14 de diciembre de 2014

Es esa la verdadera lucha

Lluvia, de agua y de hojas secas. El agua cae sosegadamente, suave, en gotas alargadas, como el trazo de un lápiz que perfila un paisaje en carboncillo. Las hojas en remolinos, en lentas piruetas hasta depositarse en el suelo. Hojas secas borrachas de agua de lluvia, hojas por todas partes: varadas en los bordillos de las aceras, regueros que desembocan en ninguna parte; desperdigadas por el paseo embaldosado del parque; sobre los charcos que reflejan la copa del árbol que las dejó caer, como un retorno imposible.


Han sido muchas las imágenes hermosas de esta mañana de domingo, dentro y fuera de la ciudad, en esos alrededores en donde la naturaleza se expande, aunque la civilización se empeñe en invadir su espacio con puentes, autovías que unen territorios y acortan distancias. Caminos de paso, caminos de encuentros, caminos desérticos que alguna vez llevaron a algún lugar. Toda estación tiene sus paisajes de rutina, y toda estación tiene sus días de máximo esplendor, en donde ser más primavera que nunca, más invierno que nunca... Hoy, el otoño era un auténtico otoño, gris, lluvioso y deshojado.


Pero la mejor estampa de esta mañana de domingo no ha estado en el paisaje. Me la han ofrecido un padre y una hija (a esa conclusión he llegado en cuanto al parentesco). Una hija adolescente con hemiparesia. Ella arrastraba su pierna derecha, su brazo derecho flexionado y su mano manifiestamente atrofiada. Se apoyaba en su padre con su brazo sano, cogida del bracete, como dos enamorados. El hombre caminaba lentamente, sin ningún ademán de prisa en esta mañana de apacible lluvia, de colores en mate, ligeramente fresca, con olor a limpia y sin atisbo aún de cansancio. Sus pies estaban perfectamente sincronizados con la tardanza de los pies de su hija, su paciencia se acomodaba a la resignación de la otra. Algo ha caído al suelo. Era una pequeña pelota, de esas que se utilizan en fisioterapia para ejercicios de rehabilitación. Ha rodado hasta un charco. La chica ha hecho un gesto de fastidio. El padre, con otro, ha restado importancia al asunto. Se han detenido, y cuando ha confirmado que podría soltarla sin que perdiese el equilibrio, ha recogido esa pelota, le ha sacudido el agua, y se la ha guardado en un bolsillo.
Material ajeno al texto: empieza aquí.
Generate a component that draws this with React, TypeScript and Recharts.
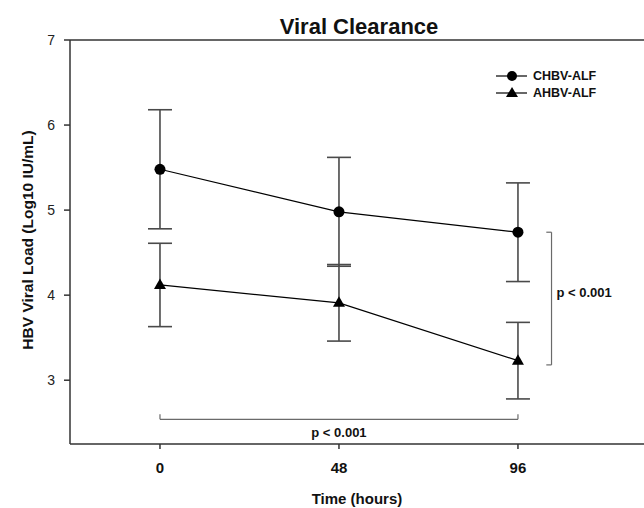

Ambos han vuelto a reanudar la marcha, lentamente.

La vida te pone delante auténticos ejemplos de lucha. Esta es realmente la (su) lucha de esos dos seres humanos. Cada día es una batalla que superar, una lucha sin violencia y sin más armas que el tesón en ir venciendo pequeños obstáculos, o simplemente conseguir vivir un día más al lado de lo que más se quiere. Y no hay más arma en juego que un amor inconmensurable.

Escuché en una ocasión hablar a Irene Villa, con motivo de la presentación de su libro 'Saber que se puede'. Un ejemplo de superación, un ejemplo de lucha, y un ejemplo de convivencia que empieza por perdonarse a uno mismo: perdón por esa rabia, perdón por ese odio que pudiera haber sentido en un momento dado, y perdón a esos que quisieron segarles la vida a ella y a su madre, porque esta mujer se refería a esos en estos términos: decía que en ella no estaba ni la voluntad ni el ánimo de juzgarlos, ya lo había hecho la Justicia o ya se encargaría de hacerlo la vida, esa otra Justicia divina (no sé si merece la mayúscula cuando tantos asesinos campan a sus anchas por las mismas calles en donde pasean los familiares de sus muertos, como si una vida pudiera pagarse a precio de saldo y con ofertas de 3x1), ella sólo tenía una lucha, y era poder ponerse en pie (lo decía una mujer con las dos piernas amputadas casi hasta las ingles), dejar en un rincón esa silla de ruedas y esas muletas, y caminar. Caminar era vivir. Y esa lucha, la única que le merecía la pena, la única por la que estaba dispuesta a darlo todo, le ha dado su victoria, su particular victoria.

Y son esas luchas (cada cual sabrá la suya), concluyo, las únicas que merecen la pena. Lo demás no importa.